- _INPUT DATA_

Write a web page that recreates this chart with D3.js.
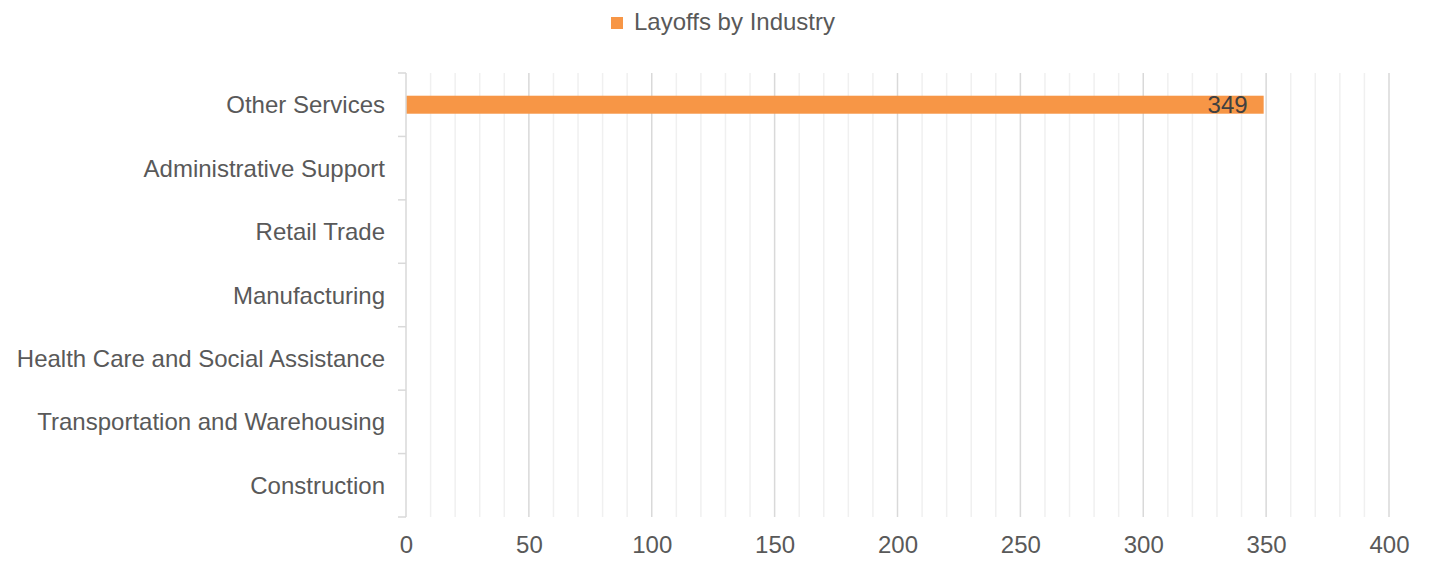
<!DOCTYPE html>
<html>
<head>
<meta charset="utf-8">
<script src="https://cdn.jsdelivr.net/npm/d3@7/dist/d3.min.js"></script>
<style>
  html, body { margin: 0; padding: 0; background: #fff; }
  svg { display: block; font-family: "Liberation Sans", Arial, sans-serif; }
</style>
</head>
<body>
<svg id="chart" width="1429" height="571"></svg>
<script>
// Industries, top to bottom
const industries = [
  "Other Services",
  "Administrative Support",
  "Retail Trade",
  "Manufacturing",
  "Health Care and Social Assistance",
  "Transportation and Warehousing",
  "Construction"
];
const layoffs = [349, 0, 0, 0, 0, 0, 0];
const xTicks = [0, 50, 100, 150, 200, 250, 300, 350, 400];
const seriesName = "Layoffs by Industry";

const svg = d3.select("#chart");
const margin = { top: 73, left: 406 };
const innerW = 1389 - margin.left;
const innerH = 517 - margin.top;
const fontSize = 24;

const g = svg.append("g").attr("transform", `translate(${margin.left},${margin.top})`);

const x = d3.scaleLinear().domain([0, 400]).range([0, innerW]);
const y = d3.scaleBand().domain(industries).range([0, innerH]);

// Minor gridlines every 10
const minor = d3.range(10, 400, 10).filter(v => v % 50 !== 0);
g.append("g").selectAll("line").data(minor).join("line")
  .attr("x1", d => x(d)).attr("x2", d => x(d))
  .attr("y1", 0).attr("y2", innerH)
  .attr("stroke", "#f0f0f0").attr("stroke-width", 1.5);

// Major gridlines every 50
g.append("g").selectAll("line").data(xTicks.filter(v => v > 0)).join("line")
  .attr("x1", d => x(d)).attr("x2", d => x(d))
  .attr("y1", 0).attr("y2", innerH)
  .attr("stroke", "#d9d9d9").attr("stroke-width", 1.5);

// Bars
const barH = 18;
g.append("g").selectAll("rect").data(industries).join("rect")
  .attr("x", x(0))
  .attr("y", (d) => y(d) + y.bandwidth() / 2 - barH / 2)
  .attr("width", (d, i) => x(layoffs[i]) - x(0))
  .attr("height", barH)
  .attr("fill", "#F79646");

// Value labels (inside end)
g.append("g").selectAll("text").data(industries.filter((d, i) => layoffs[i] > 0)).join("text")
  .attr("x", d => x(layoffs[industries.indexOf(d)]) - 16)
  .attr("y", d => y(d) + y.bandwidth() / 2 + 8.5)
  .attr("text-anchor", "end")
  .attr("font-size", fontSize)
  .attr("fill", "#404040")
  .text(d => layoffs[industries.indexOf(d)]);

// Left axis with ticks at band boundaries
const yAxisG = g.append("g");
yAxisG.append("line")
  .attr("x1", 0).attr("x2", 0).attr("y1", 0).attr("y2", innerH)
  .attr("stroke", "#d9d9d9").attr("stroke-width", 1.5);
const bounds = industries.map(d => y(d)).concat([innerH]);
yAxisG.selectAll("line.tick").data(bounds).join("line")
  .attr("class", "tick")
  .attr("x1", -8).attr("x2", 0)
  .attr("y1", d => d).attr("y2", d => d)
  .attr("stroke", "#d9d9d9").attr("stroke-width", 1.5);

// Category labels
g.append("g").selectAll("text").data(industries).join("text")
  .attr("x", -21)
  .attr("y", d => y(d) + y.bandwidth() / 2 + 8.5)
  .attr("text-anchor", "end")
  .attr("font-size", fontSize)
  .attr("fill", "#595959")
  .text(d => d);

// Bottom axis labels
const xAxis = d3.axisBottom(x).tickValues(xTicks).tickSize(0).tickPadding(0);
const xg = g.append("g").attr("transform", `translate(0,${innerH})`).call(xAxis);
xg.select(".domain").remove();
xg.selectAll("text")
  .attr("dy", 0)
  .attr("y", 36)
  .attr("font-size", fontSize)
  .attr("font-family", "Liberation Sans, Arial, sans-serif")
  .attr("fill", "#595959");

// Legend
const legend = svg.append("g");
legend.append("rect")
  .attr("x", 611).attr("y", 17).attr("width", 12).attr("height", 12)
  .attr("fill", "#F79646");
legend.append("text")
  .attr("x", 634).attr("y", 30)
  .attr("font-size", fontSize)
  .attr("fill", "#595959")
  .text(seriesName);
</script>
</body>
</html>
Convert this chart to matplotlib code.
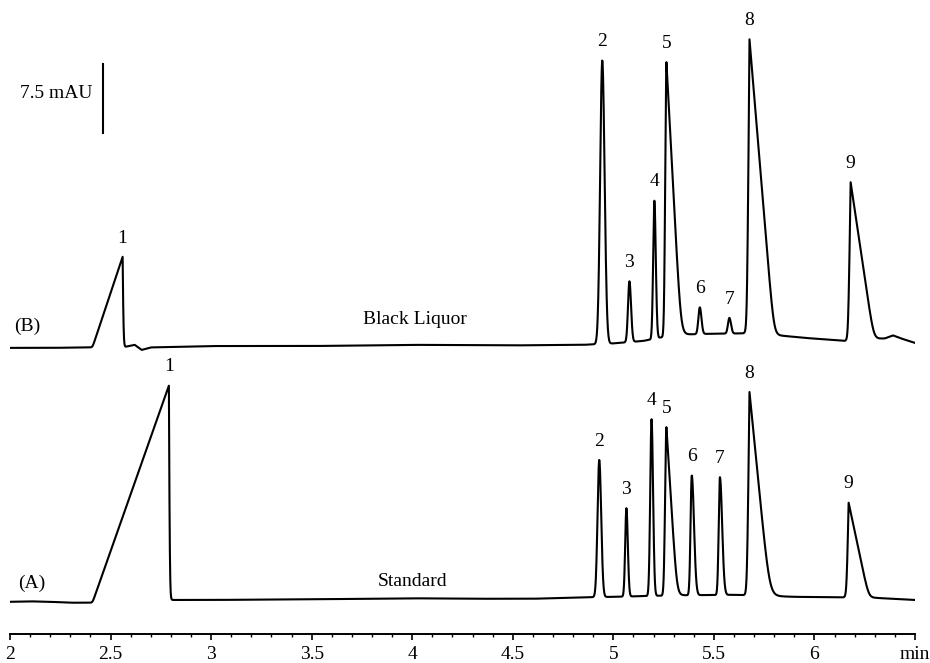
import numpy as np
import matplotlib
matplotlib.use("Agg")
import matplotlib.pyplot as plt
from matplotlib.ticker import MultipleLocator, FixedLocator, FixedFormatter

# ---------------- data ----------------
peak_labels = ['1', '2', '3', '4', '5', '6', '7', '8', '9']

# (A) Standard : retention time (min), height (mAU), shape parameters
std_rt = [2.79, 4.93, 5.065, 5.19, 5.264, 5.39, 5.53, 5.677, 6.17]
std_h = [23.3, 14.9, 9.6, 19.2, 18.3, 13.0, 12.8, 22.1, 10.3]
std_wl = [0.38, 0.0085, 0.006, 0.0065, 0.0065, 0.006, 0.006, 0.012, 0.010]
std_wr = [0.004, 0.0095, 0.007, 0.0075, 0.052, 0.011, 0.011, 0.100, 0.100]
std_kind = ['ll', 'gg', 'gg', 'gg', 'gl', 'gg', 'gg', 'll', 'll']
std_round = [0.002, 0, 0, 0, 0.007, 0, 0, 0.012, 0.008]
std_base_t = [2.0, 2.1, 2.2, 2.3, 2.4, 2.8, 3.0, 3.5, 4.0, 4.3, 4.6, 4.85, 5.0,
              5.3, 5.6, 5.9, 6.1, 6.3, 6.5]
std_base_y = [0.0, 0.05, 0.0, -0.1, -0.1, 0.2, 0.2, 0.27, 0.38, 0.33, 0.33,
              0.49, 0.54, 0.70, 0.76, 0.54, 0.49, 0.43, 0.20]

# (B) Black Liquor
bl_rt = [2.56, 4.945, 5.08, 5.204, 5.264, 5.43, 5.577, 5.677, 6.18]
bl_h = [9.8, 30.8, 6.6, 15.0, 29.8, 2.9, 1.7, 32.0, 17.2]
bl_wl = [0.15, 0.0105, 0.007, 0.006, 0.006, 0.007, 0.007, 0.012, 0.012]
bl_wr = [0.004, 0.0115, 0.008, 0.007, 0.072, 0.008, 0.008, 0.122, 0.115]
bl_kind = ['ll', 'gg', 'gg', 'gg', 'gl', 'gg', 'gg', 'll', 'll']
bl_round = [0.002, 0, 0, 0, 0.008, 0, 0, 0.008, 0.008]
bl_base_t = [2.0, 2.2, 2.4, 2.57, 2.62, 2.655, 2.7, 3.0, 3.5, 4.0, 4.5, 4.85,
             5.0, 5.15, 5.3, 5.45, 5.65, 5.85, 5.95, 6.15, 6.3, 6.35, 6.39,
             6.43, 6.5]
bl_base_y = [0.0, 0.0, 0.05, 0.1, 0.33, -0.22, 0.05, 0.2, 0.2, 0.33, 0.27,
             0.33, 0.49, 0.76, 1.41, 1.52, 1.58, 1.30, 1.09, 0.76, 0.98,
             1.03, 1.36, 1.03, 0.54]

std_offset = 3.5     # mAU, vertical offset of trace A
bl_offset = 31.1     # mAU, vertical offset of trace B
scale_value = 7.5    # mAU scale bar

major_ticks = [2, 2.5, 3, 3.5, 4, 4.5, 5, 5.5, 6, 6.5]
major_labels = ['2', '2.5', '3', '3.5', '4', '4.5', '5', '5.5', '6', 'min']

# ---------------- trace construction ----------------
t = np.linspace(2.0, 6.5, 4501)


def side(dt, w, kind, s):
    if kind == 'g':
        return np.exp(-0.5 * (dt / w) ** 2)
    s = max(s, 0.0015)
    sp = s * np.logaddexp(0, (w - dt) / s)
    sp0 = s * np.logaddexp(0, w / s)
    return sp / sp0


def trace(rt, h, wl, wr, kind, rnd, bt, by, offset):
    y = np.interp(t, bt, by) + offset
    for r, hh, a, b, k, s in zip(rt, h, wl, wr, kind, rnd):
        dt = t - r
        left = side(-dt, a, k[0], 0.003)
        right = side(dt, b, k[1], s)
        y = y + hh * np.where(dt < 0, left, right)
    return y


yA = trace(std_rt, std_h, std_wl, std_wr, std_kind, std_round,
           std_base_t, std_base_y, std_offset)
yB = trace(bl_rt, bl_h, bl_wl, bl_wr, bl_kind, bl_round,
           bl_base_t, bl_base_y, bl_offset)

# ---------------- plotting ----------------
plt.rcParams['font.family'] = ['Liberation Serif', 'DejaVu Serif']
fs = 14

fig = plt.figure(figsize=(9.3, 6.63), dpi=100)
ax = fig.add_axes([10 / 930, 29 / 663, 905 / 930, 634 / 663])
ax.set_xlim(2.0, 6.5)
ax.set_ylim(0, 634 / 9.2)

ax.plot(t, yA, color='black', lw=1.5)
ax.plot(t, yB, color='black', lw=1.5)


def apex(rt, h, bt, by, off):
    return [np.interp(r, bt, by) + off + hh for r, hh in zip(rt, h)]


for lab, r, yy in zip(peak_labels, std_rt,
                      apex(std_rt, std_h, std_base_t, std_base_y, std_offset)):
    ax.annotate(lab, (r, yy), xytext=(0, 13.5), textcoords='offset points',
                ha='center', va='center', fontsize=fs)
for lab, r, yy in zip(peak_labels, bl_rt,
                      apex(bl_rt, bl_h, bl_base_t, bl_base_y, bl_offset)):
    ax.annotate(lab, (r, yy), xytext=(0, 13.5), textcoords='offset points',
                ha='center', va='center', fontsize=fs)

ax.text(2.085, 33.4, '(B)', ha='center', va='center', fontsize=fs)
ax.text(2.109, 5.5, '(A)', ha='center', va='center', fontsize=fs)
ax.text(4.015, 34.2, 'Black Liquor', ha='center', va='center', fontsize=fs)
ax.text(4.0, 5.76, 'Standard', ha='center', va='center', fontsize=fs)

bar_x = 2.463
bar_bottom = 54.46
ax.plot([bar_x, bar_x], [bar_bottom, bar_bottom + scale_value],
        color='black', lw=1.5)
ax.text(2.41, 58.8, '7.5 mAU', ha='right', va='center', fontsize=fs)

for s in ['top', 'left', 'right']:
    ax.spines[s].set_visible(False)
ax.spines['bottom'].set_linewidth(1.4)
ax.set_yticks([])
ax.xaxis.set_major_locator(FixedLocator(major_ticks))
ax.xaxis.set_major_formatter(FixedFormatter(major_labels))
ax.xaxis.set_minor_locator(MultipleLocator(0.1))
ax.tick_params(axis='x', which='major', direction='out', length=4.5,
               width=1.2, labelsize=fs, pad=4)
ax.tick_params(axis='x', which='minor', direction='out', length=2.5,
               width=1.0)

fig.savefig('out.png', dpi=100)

- _WRITTEN PROBLEM_
Your task is to repeat the opening line of the entries above and each line after it, ending with the line that has "const y = d3.scaleBand().domain(industries).range([0, innerH]);". Do not include the pictures.

- _EXPECTED OUTPUT_
Write a web page that recreates this chart with D3.js.
<!DOCTYPE html>
<html>
<head>
<meta charset="utf-8">
<script src="https://cdn.jsdelivr.net/npm/d3@7/dist/d3.min.js"></script>
<style>
  html, body { margin: 0; padding: 0; background: #fff; }
  svg { display: block; font-family: "Liberation Sans", Arial, sans-serif; }
</style>
</head>
<body>
<svg id="chart" width="1429" height="571"></svg>
<script>
// Industries, top to bottom
const industries = [
  "Other Services",
  "Administrative Support",
  "Retail Trade",
  "Manufacturing",
  "Health Care and Social Assistance",
  "Transportation and Warehousing",
  "Construction"
];
const layoffs = [349, 0, 0, 0, 0, 0, 0];
const xTicks = [0, 50, 100, 150, 200, 250, 300, 350, 400];
const seriesName = "Layoffs by Industry";

const svg = d3.select("#chart");
const margin = { top: 73, left: 406 };
const innerW = 1389 - margin.left;
const innerH = 517 - margin.top;
const fontSize = 24;

const g = svg.append("g").attr("transform", `translate(${margin.left},${margin.top})`);

const x = d3.scaleLinear().domain([0, 400]).range([0, innerW]);
const y = d3.scaleBand().domain(industries).range([0, innerH]);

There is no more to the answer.